Developers and system architects can improve efficiency by designing code and workloads that align with how registers are used. Understanding these concepts illuminates tradeoffs in speed, power, and complexity across hardware and software layers.

  • Minimize memory accesses by reusing data held in registers within tight loops.
  • Structure algorithms to fit within the available register count for the target architecture.
  • Profile performance to identify bottlenecks where register pressure leads to spills to memory.
  • Leverage compiler optimization flags that control inlining and register allocation strategies.
  • Consider instruction-level parallelism when writing code that uses multiple registers simultaneously.

FAQ

Reader questions

What happens if a register overflows during a calculation?

The CPU sets an overflow flag in the status register, and the result may wrap around, which can lead to incorrect values if software does not check for this condition.

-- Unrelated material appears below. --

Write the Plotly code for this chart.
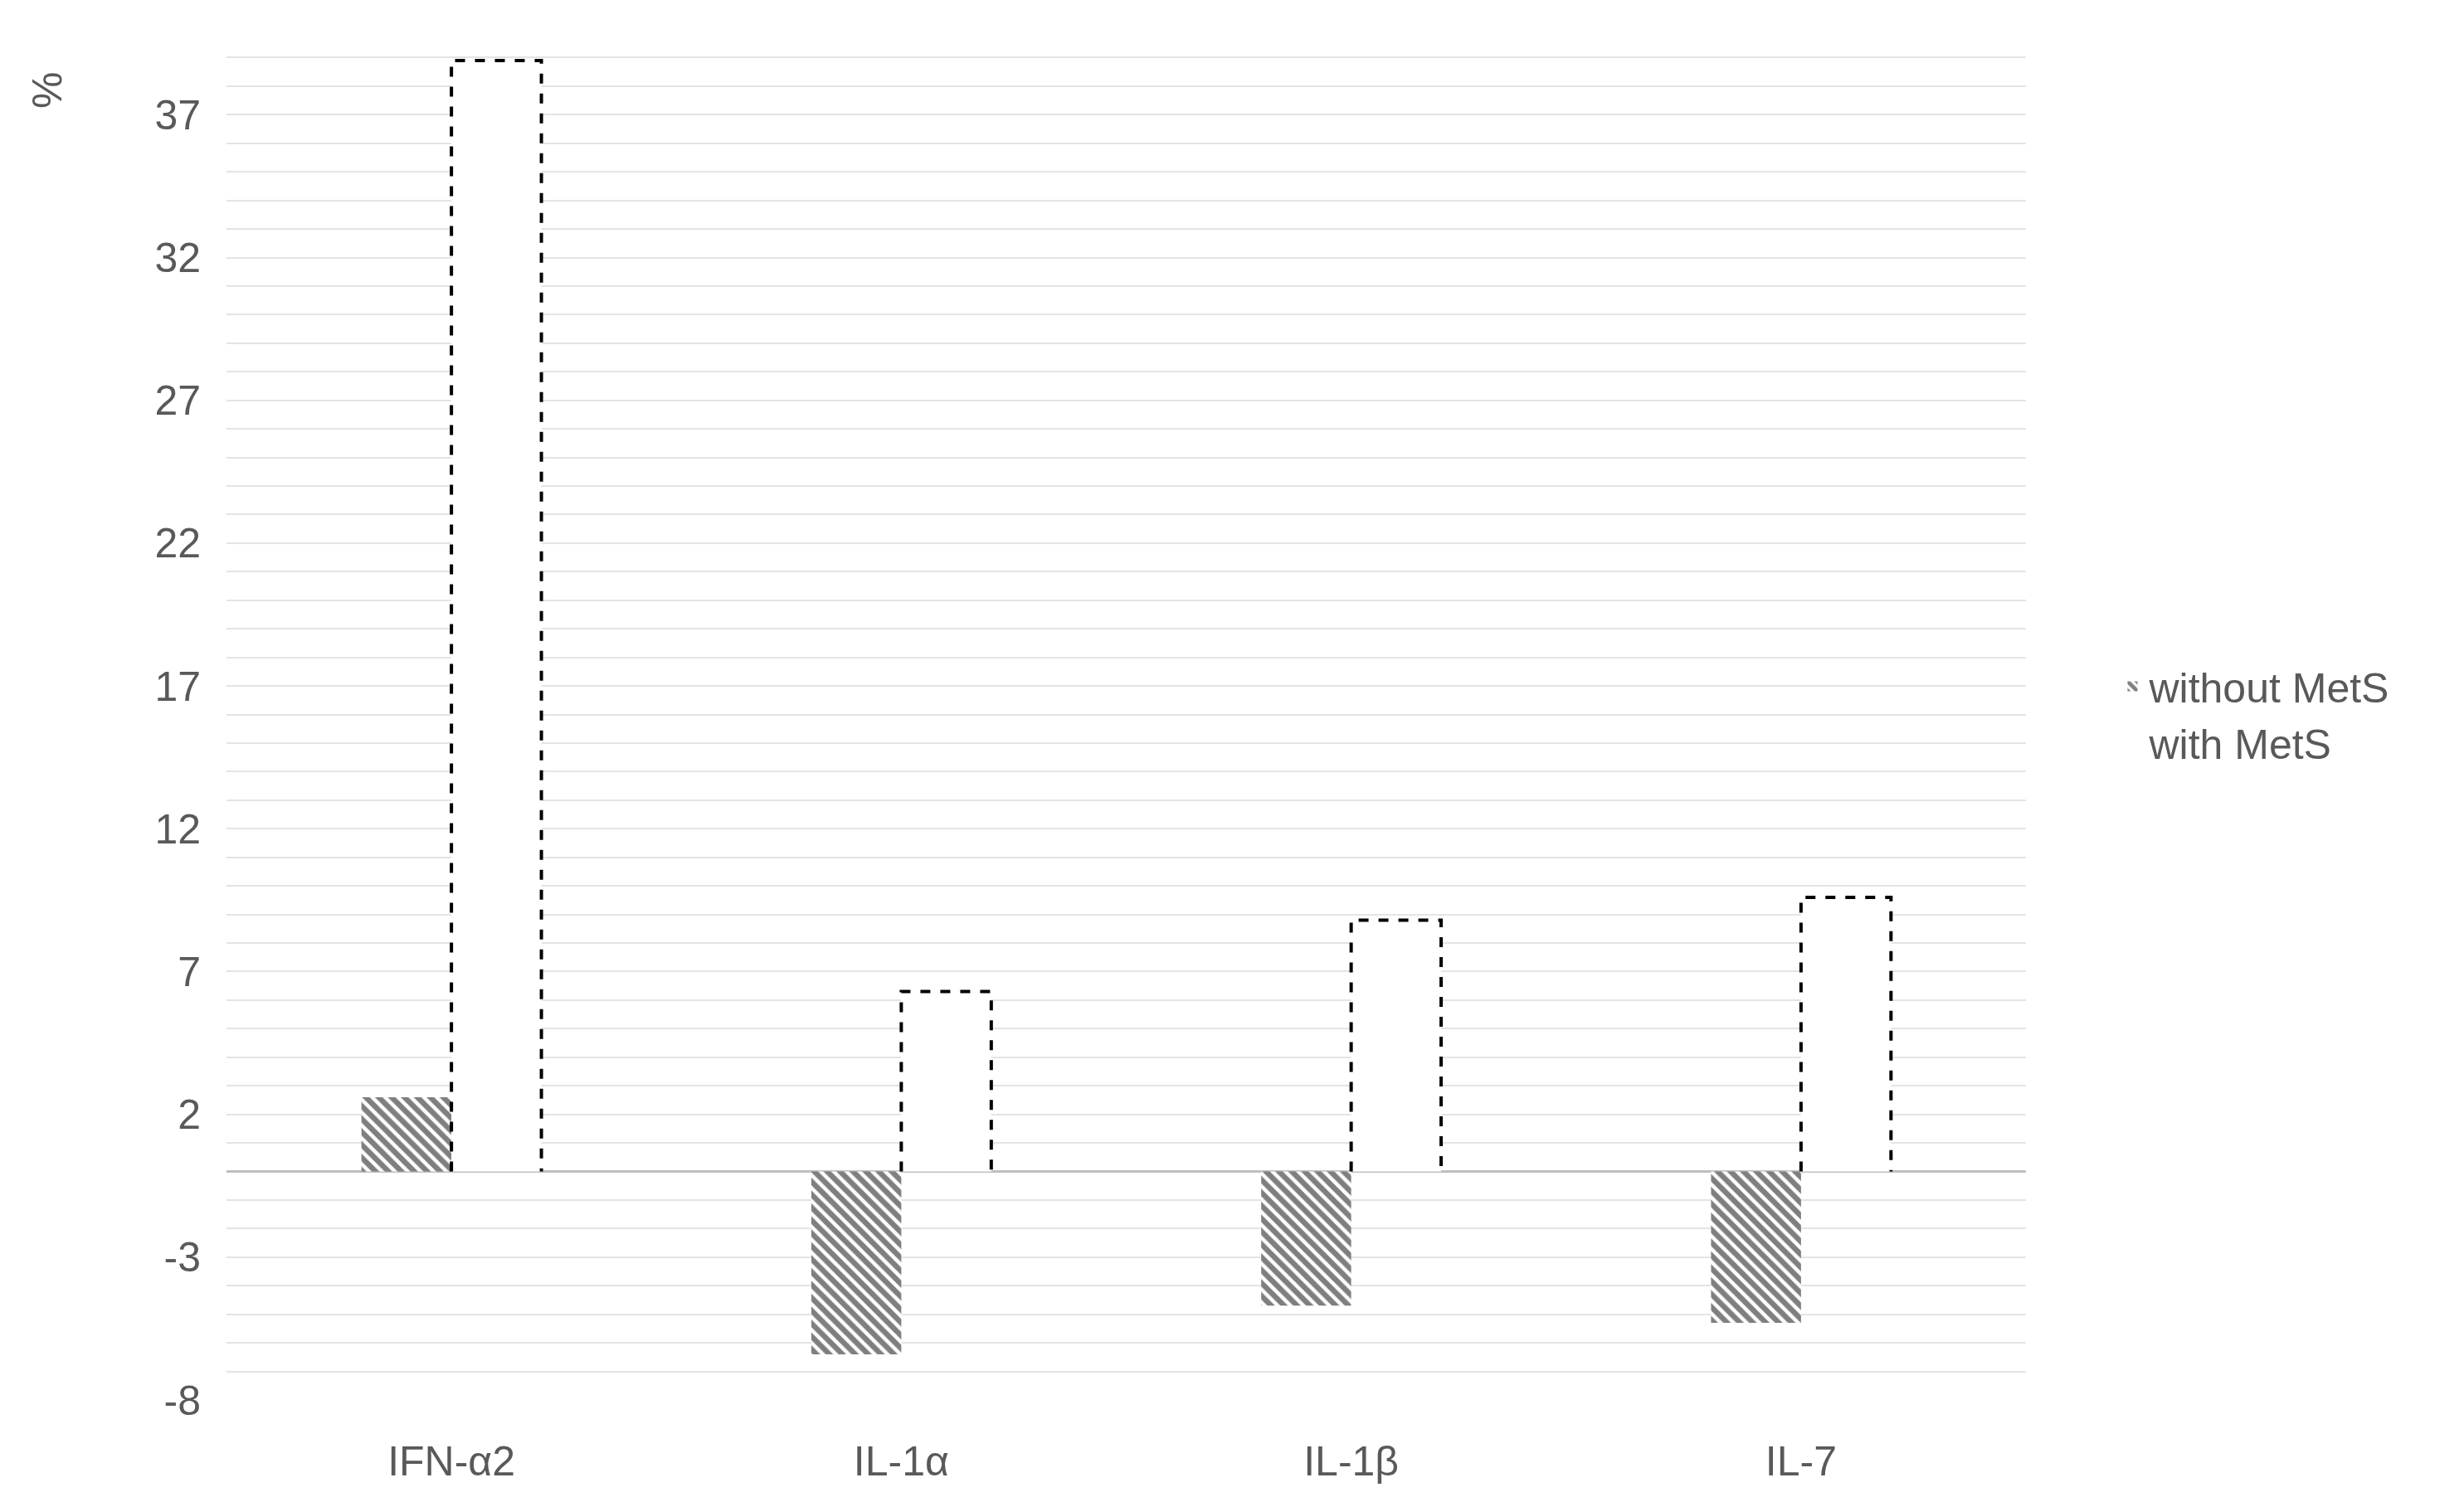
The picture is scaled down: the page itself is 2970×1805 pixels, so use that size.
import plotly.graph_objects as go

categories = ["IFN-α2", "IL-1α", "IL-1β", "IL-7"]
without_mets = [2.6, -6.4, -4.7, -5.3]
with_mets = [38.9, 6.3, 8.8, 9.6]
tick_vals = [-8, -3, 2, 7, 12, 17, 22, 27, 32, 37]
tick_text = [str(v) for v in tick_vals]

xs = list(range(len(categories)))
fig = go.Figure()
fig.add_bar(x=xs, y=without_mets, name="without MetS",
            marker=dict(color="white", line=dict(width=0),
                        pattern=dict(shape="\\", fgcolor="black", bgcolor="white", size=11, solidity=0.6)))
fig.add_bar(x=xs, y=with_mets, name="with MetS",
            marker=dict(color="white", line=dict(color="black", width=0)))
w = 0.2
for i, v in zip(xs, with_mets):
    fig.add_scatter(x=[i, i, i + w, i + w], y=[0, v, v, 0], mode="lines",
                    line=dict(color="black", width=4, dash="dash"), showlegend=False, hoverinfo="skip")

fig.update_layout(
    width=2970, height=1805, barmode="group", bargap=0.6, bargroupgap=0,
    plot_bgcolor="white", paper_bgcolor="white",
    margin=dict(l=265, r=536, t=27, b=125),
    font=dict(family="Liberation Sans, Arial", size=50, color="#595959"),
    legend=dict(x=1.05, y=0.5, yanchor="middle", font=dict(size=50, color="#595959"),
                itemwidth=30, tracegroupgap=60),
    xaxis=dict(tickvals=xs, ticktext=categories, range=[-0.5, 3.5], showgrid=False,
               showline=False, ticks="", zeroline=False, ticklabelstandoff=40),
    yaxis=dict(range=[-8, 40], tickvals=tick_vals, ticktext=tick_text, showgrid=True,
               gridcolor="#e4e4e4", gridwidth=2,
               zeroline=True, zerolinecolor="#bfbfbf", zerolinewidth=3, ticks="", ticklabelstandoff=30,
               minor=dict(dtick=1, tick0=-8, showgrid=True, gridcolor="#e4e4e4", gridwidth=2)),
    annotations=[dict(text="%", xref="paper", yref="paper", x=-0.1, y=0.97, xanchor="center",
                      textangle=90, showarrow=False, font=dict(size=50, color="#595959"))],
)
fig.write_html("out.html")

Can software directly read or modify the instruction pointer?

Direct manipulation is typically restricted to privileged instructions, but control flow instructions such as jumps and calls indirectly update the instruction pointer.

Why are general purpose registers faster than main memory?

Registers are built from high-speed static circuitry on the same chip, avoiding the latency and power consumption of accessing external or main system memory.

How do compilers decide which values to keep in registers?

Compilers use allocation algorithms that prioritize frequently accessed variables and live ranges to minimize slow memory loads and stores.